What the task requires
All of the data that follows should be retyped exactly, please, except the pictures.
** START Data excerpt **
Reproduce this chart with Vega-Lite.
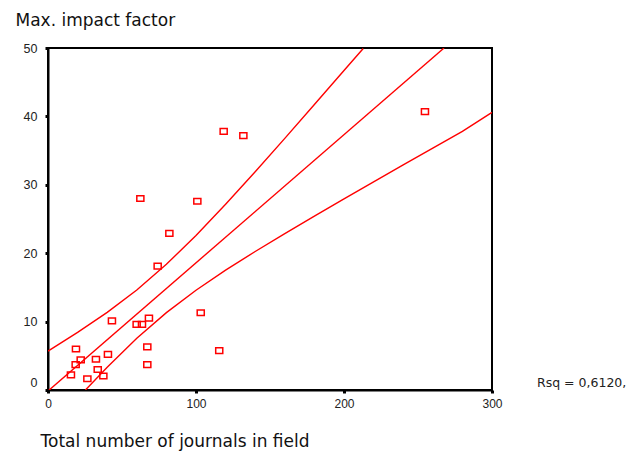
{
  "$schema": "https://vega.github.io/schema/vega-lite/v6.json",
  "width": 444,
  "height": 342,
  "autosize": {"type": "none"},
  "padding": {"left": 48, "top": 48, "right": 151, "bottom": 68},
  "background": "white",
  "config": {
    "view": {"stroke": "black", "strokeWidth": 2},
    "font": "Liberation Sans"
  },
  "datasets": {
    "points": [
      {"x": 118.7, "y": 37.8}, {"x": 132.0, "y": 37.2}, {"x": 254.7, "y": 40.7},
      {"x": 62.4, "y": 28.0}, {"x": 100.9, "y": 27.6}, {"x": 82.0, "y": 22.9},
      {"x": 74.1, "y": 18.1}, {"x": 43.2, "y": 10.1}, {"x": 18.9, "y": 6.0},
      {"x": 18.7, "y": 3.7}, {"x": 22.1, "y": 4.4}, {"x": 15.5, "y": 2.2},
      {"x": 26.6, "y": 1.65}, {"x": 32.4, "y": 4.5}, {"x": 33.6, "y": 3.0},
      {"x": 37.4, "y": 2.05}, {"x": 40.5, "y": 5.2}, {"x": 59.9, "y": 9.6},
      {"x": 63.5, "y": 9.6}, {"x": 68.2, "y": 10.5}, {"x": 67.1, "y": 6.3},
      {"x": 67.1, "y": 3.7}, {"x": 103.2, "y": 11.3}, {"x": 115.7, "y": 5.75}
    ],
    "lines": [
      {"series": "fit", "x": 0, "y": -0.15},
      {"series": "fit", "x": 267.6, "y": 50.0},
      {"series": "upper", "x": 0, "y": 5.68},
      {"series": "upper", "x": 20, "y": 8.42},
      {"series": "upper", "x": 40, "y": 11.35},
      {"series": "upper", "x": 60, "y": 14.62},
      {"series": "upper", "x": 80, "y": 18.37},
      {"series": "upper", "x": 100, "y": 22.6},
      {"series": "upper", "x": 120, "y": 27.16},
      {"series": "upper", "x": 140, "y": 31.92},
      {"series": "upper", "x": 160, "y": 36.79},
      {"series": "upper", "x": 180, "y": 41.73},
      {"series": "upper", "x": 200, "y": 46.71},
      {"series": "upper", "x": 213, "y": 49.92},
      {"series": "lower", "x": 25.3, "y": 0},
      {"series": "lower", "x": 40, "y": 3.34},
      {"series": "lower", "x": 60, "y": 7.56},
      {"series": "lower", "x": 80, "y": 11.31},
      {"series": "lower", "x": 100, "y": 14.58},
      {"series": "lower", "x": 120, "y": 17.52},
      {"series": "lower", "x": 140, "y": 20.25},
      {"series": "lower", "x": 160, "y": 22.87},
      {"series": "lower", "x": 180, "y": 25.43},
      {"series": "lower", "x": 200, "y": 27.95},
      {"series": "lower", "x": 220, "y": 30.44},
      {"series": "lower", "x": 240, "y": 32.91},
      {"series": "lower", "x": 260, "y": 35.36},
      {"series": "lower", "x": 280, "y": 37.81},
      {"series": "lower", "x": 300, "y": 40.6}
    ]
  },
  "layer": [
    {
      "data": {"name": "lines"},
      "mark": {"type": "line", "color": "#ff0000", "strokeWidth": 1.4, "clip": true},
      "encoding": {
        "x": {
          "field": "x", "type": "quantitative",
          "scale": {"domain": [0, 300], "nice": false, "zero": true},
          "axis": {
            "values": [0, 100, 200, 300],
            "grid": false,
            "title": "Total number of journals in field",
            "titleX": -8, "titleY": 56,
            "titleAlign": "left", "titleBaseline": "alphabetic",
            "titleFont": "DejaVu Sans", "titleFontSize": 17, "titleFontWeight": "normal", "titleColor": "#111",
            "labelFont": "Liberation Sans", "labelFontSize": 12, "labelColor": "#222",
            "labelPadding": 5, "labelFlush": false,
            "tickSize": 3, "tickWidth": 3, "tickColor": "black",
            "domainColor": "black", "domainWidth": 2
          }
        },
        "y": {
          "field": "y", "type": "quantitative",
          "scale": {"domain": [0, 50], "nice": false, "zero": true},
          "axis": {
            "values": [0, 10, 20, 30, 40, 50],
            "grid": false,
            "title": "Max. impact factor",
            "titleAngle": 0, "titleX": -33, "titleY": -23,
            "titleAlign": "left", "titleBaseline": "alphabetic",
            "titleFont": "DejaVu Sans", "titleFontSize": 17, "titleFontWeight": "normal", "titleColor": "#111",
            "labelFont": "Liberation Sans", "labelFontSize": 12.5, "labelColor": "#222",
            "labelPadding": 8, "labelFlush": false,
            "labelOffset": {"condition": {"test": "datum.value == 0", "value": -8}, "value": 0},
            "tickSize": 3, "tickWidth": 3, "tickColor": "black",
            "domainColor": "black", "domainWidth": 2
          }
        },
        "detail": {"field": "series", "type": "nominal"}
      }
    },
    {
      "data": {"name": "points"},
      "mark": {
        "type": "point",
        "shape": "M -1 -0.8 L 1 -0.8 L 1 0.8 L -1 0.8 Z",
        "size": 50, "filled": false, "stroke": "#ff0000", "strokeWidth": 1.5, "opacity": 1
      },
      "encoding": {
        "x": {"field": "x", "type": "quantitative"},
        "y": {"field": "y", "type": "quantitative"}
      }
    },
    {
      "data": {"values": [{"label": "Rsq = 0,6120,"}]},
      "mark": {"type": "text", "align": "left", "baseline": "middle", "dx": 45, "dy": -7, "font": "DejaVu Sans", "fontSize": 12.5, "color": "#222", "clip": false},
      "encoding": {
        "x": {"datum": 300, "type": "quantitative"},
        "y": {"datum": 0, "type": "quantitative"},
        "text": {"field": "label", "type": "nominal"}
      }
    }
  ]
}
** END Data excerpt **
Expected answer
Reproduce this chart with Vega-Lite.
{
  "$schema": "https://vega.github.io/schema/vega-lite/v6.json",
  "width": 444,
  "height": 342,
  "autosize": {"type": "none"},
  "padding": {"left": 48, "top": 48, "right": 151, "bottom": 68},
  "background": "white",
  "config": {
    "view": {"stroke": "black", "strokeWidth": 2},
    "font": "Liberation Sans"
  },
  "datasets": {
    "points": [
      {"x": 118.7, "y": 37.8}, {"x": 132.0, "y": 37.2}, {"x": 254.7, "y": 40.7},
      {"x": 62.4, "y": 28.0}, {"x": 100.9, "y": 27.6}, {"x": 82.0, "y": 22.9},
      {"x": 74.1, "y": 18.1}, {"x": 43.2, "y": 10.1}, {"x": 18.9, "y": 6.0},
      {"x": 18.7, "y": 3.7}, {"x": 22.1, "y": 4.4}, {"x": 15.5, "y": 2.2},
      {"x": 26.6, "y": 1.65}, {"x": 32.4, "y": 4.5}, {"x": 33.6, "y": 3.0},
      {"x": 37.4, "y": 2.05}, {"x": 40.5, "y": 5.2}, {"x": 59.9, "y": 9.6},
      {"x": 63.5, "y": 9.6}, {"x": 68.2, "y": 10.5}, {"x": 67.1, "y": 6.3},
      {"x": 67.1, "y": 3.7}, {"x": 103.2, "y": 11.3}, {"x": 115.7, "y": 5.75}
    ],
    "lines": [
      {"series": "fit", "x": 0, "y": -0.15},
      {"series": "fit", "x": 267.6, "y": 50.0},
      {"series": "upper", "x": 0, "y": 5.68},
      {"series": "upper", "x": 20, "y": 8.42},
      {"series": "upper", "x": 40, "y": 11.35},
      {"series": "upper", "x": 60, "y": 14.62},
      {"series": "upper", "x": 80, "y": 18.37},
      {"series": "upper", "x": 100, "y": 22.6},
      {"series": "upper", "x": 120, "y": 27.16},
      {"series": "upper", "x": 140, "y": 31.92},
      {"series": "upper", "x": 160, "y": 36.79},
      {"series": "upper", "x": 180, "y": 41.73},
      {"series": "upper", "x": 200, "y": 46.71},
      {"series": "upper", "x": 213, "y": 49.92},
      {"series": "lower", "x": 25.3, "y": 0},
      {"series": "lower", "x": 40, "y": 3.34},
      {"series": "lower", "x": 60, "y": 7.56},
      {"series": "lower", "x": 80, "y": 11.31},
      {"series": "lower", "x": 100, "y": 14.58},
      {"series": "lower", "x": 120, "y": 17.52},
      {"series": "lower", "x": 140, "y": 20.25},
      {"series": "lower", "x": 160, "y": 22.87},
      {"series": "lower", "x": 180, "y": 25.43},
      {"series": "lower", "x": 200, "y": 27.95},
      {"series": "lower", "x": 220, "y": 30.44},
      {"series": "lower", "x": 240, "y": 32.91},
      {"series": "lower", "x": 260, "y": 35.36},
      {"series": "lower", "x": 280, "y": 37.81},
      {"series": "lower", "x": 300, "y": 40.6}
    ]
  },
  "layer": [
    {
      "data": {"name": "lines"},
      "mark": {"type": "line", "color": "#ff0000", "strokeWidth": 1.4, "clip": true},
      "encoding": {
        "x": {
          "field": "x", "type": "quantitative",
          "scale": {"domain": [0, 300], "nice": false, "zero": true},
          "axis": {
            "values": [0, 100, 200, 300],
            "grid": false,
            "title": "Total number of journals in field",
            "titleX": -8, "titleY": 56,
            "titleAlign": "left", "titleBaseline": "alphabetic",
            "titleFont": "DejaVu Sans", "titleFontSize": 17, "titleFontWeight": "normal", "titleColor": "#111",
            "labelFont": "Liberation Sans", "labelFontSize": 12, "labelColor": "#222",
            "labelPadding": 5, "labelFlush": false,
            "tickSize": 3, "tickWidth": 3, "tickColor": "black",
            "domainColor": "black", "domainWidth": 2
          }
        },
        "y": {
          "field": "y", "type": "quantitative",
          "scale": {"domain": [0, 50], "nice": false, "zero": true},
          "axis": {
            "values": [0, 10, 20, 30, 40, 50],
            "grid": false,
            "title": "Max. impact factor",
            "titleAngle": 0, "titleX": -33, "titleY": -23,
            "titleAlign": "left", "titleBaseline": "alphabetic",
            "titleFont": "DejaVu Sans", "titleFontSize": 17, "titleFontWeight": "normal", "titleColor": "#111",
            "labelFont": "Liberation Sans", "labelFontSize": 12.5, "labelColor": "#222",
            "labelPadding": 8, "labelFlush": false,
            "labelOffset": {"condition": {"test": "datum.value == 0", "value": -8}, "value": 0},
            "tickSize": 3, "tickWidth": 3, "tickColor": "black",
            "domainColor": "black", "domainWidth": 2
          }
        },
        "detail": {"field": "series", "type": "nominal"}
      }
    },
    {
      "data": {"name": "points"},
      "mark": {
        "type": "point",
        "shape": "M -1 -0.8 L 1 -0.8 L 1 0.8 L -1 0.8 Z",
        "size": 50, "filled": false, "stroke": "#ff0000", "strokeWidth": 1.5, "opacity": 1
      },
      "encoding": {
        "x": {"field": "x", "type": "quantitative"},
        "y": {"field": "y", "type": "quantitative"}
      }
    },
    {
      "data": {"values": [{"label": "Rsq = 0,6120,"}]},
      "mark": {"type": "text", "align": "left", "baseline": "middle", "dx": 45, "dy": -7, "font": "DejaVu Sans", "fontSize": 12.5, "color": "#222", "clip": false},
      "encoding": {
        "x": {"datum": 300, "type": "quantitative"},
        "y": {"datum": 0, "type": "quantitative"},
        "text": {"field": "label", "type": "nominal"}
      }
    }
  ]
}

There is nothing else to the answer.